Write out the material again word for word, dropping any images it holds.

|---|

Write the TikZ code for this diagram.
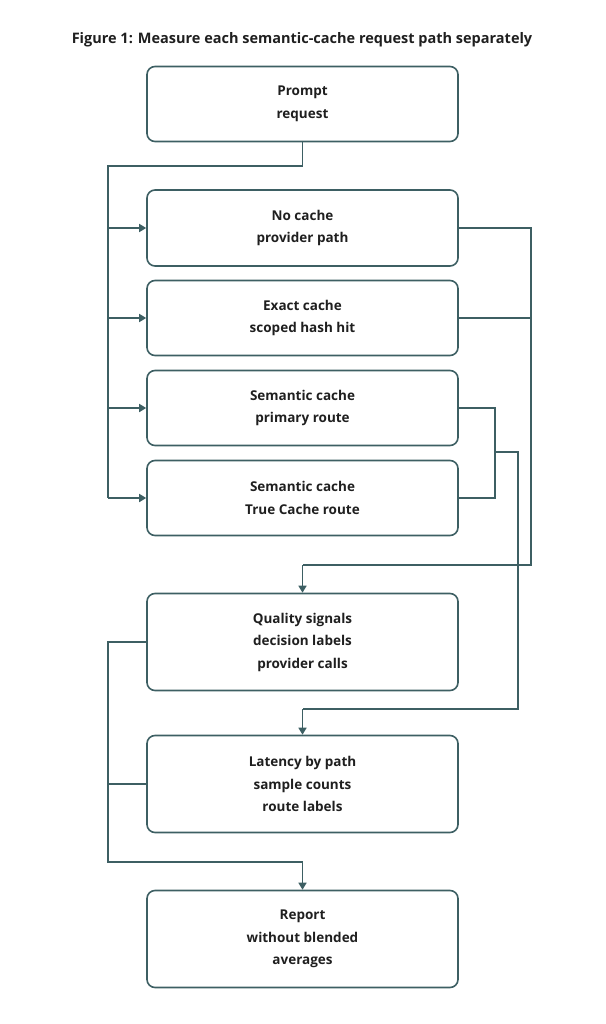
\documentclass[tikz,border=0pt]{standalone}
\usepackage{fontspec}
\setmainfont{Open Sans}
\usetikzlibrary{arrows.meta}
\definecolor{ln}{HTML}{3D5F63}
\definecolor{tx}{HTML}{1F1F1F}
\begin{document}
\begin{tikzpicture}[x=1pt,y=-1pt,
 box/.style={draw=ln,line width=1.6pt,rounded corners=8pt,minimum width=311pt,align=center,font=\bfseries\fontsize{13.5}{22.5}\selectfont,text=tx,inner sep=0pt},
 con/.style={draw=ln,line width=1.6pt},
 arr/.style={con,-{Triangle[length=7pt,width=8pt]}}]
\useasboundingbox (0,0) rectangle (605,1024);
\node[font=\bfseries\fontsize{14.5}{17}\selectfont,text=tx] (title) at (302,40) {Figure 1: Measure each semantic-cache request path separately};
\node[box,minimum height=75pt] (b1) at (302.5,104) {Prompt\\request};
\node[box,minimum height=76pt] (b2) at (302.5,228) {No cache\\provider path};
\node[box,minimum height=75pt] (b3) at (302.5,318) {Exact cache\\scoped hash hit};
\node[box,minimum height=75pt] (b4) at (302.5,408) {Semantic cache\\primary route};
\node[box,minimum height=75pt] (b5) at (302.5,498) {Semantic cache\\True Cache route};
\node[box,minimum height=97pt] (b6) at (302.5,642) {Quality signals\\decision labels\\provider calls};
\node[box,minimum height=97pt] (b7) at (302.5,784) {Latency by path\\sample counts\\route labels};
\node[box,minimum height=97pt] (b8) at (302.5,939) {Report\\without blended\\averages};
\coordinate (t1) at (108,166);
\coordinate (r1) at (531,565);
\coordinate (r2) at (495,452);
\coordinate (r3) at (518,709);
\coordinate (l2) at (108,862);
\draw[con] (b1.south) |- (t1) -- (t1 |- b5.west);
\draw[arr] (t1 |- b2.west) -- (b2.west);
\draw[arr] (t1 |- b3.west) -- (b3.west);
\draw[arr] (t1 |- b4.west) -- (b4.west);
\draw[arr] (t1 |- b5.west) -- (b5.west);
\draw[con] (b2.east) -| (r1) -- (b6.north |- r1);
\draw[con] (b3.east) -- (b3.east -| r1);
\draw[arr] (b6.north |- r1) -- (b6.north);
\draw[con] (b4.east) -| (r2) |- (b5.east);
\draw[con] (r2) -| (r3) -- (b7.north |- r3);
\draw[arr] (b7.north |- r3) -- (b7.north);
\draw[con] (b6.west) -- (b6.west -| l2) -- (l2) -- (b8.north |- l2);
\draw[con] (b7.west) -- (b7.west -| l2);
\draw[arr] (b8.north |- l2) -- (b8.north);
\end{tikzpicture}
\end{document}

|---|

◆ RESULT FOR THIS EXERCISE:
Write the TikZ code for this diagram.
\documentclass[tikz,border=0pt]{standalone}
\usepackage{fontspec}
\setmainfont{Open Sans}
\usetikzlibrary{arrows.meta}
\definecolor{ln}{HTML}{3D5F63}
\definecolor{tx}{HTML}{1F1F1F}
\begin{document}
\begin{tikzpicture}[x=1pt,y=-1pt,
 box/.style={draw=ln,line width=1.6pt,rounded corners=8pt,minimum width=311pt,align=center,font=\bfseries\fontsize{13.5}{22.5}\selectfont,text=tx,inner sep=0pt},
 con/.style={draw=ln,line width=1.6pt},
 arr/.style={con,-{Triangle[length=7pt,width=8pt]}}]
\useasboundingbox (0,0) rectangle (605,1024);
\node[font=\bfseries\fontsize{14.5}{17}\selectfont,text=tx] (title) at (302,40) {Figure 1: Measure each semantic-cache request path separately};
\node[box,minimum height=75pt] (b1) at (302.5,104) {Prompt\\request};
\node[box,minimum height=76pt] (b2) at (302.5,228) {No cache\\provider path};
\node[box,minimum height=75pt] (b3) at (302.5,318) {Exact cache\\scoped hash hit};
\node[box,minimum height=75pt] (b4) at (302.5,408) {Semantic cache\\primary route};
\node[box,minimum height=75pt] (b5) at (302.5,498) {Semantic cache\\True Cache route};
\node[box,minimum height=97pt] (b6) at (302.5,642) {Quality signals\\decision labels\\provider calls};
\node[box,minimum height=97pt] (b7) at (302.5,784) {Latency by path\\sample counts\\route labels};
\node[box,minimum height=97pt] (b8) at (302.5,939) {Report\\without blended\\averages};
\coordinate (t1) at (108,166);
\coordinate (r1) at (531,565);
\coordinate (r2) at (495,452);
\coordinate (r3) at (518,709);
\coordinate (l2) at (108,862);
\draw[con] (b1.south) |- (t1) -- (t1 |- b5.west);
\draw[arr] (t1 |- b2.west) -- (b2.west);
\draw[arr] (t1 |- b3.west) -- (b3.west);
\draw[arr] (t1 |- b4.west) -- (b4.west);
\draw[arr] (t1 |- b5.west) -- (b5.west);
\draw[con] (b2.east) -| (r1) -- (b6.north |- r1);
\draw[con] (b3.east) -- (b3.east -| r1);
\draw[arr] (b6.north |- r1) -- (b6.north);
\draw[con] (b4.east) -| (r2) |- (b5.east);
\draw[con] (r2) -| (r3) -- (b7.north |- r3);
\draw[arr] (b7.north |- r3) -- (b7.north);
\draw[con] (b6.west) -- (b6.west -| l2) -- (l2) -- (b8.north |- l2);
\draw[con] (b7.west) -- (b7.west -| l2);
\draw[arr] (b8.north |- l2) -- (b8.north);
\end{tikzpicture}
\end{document}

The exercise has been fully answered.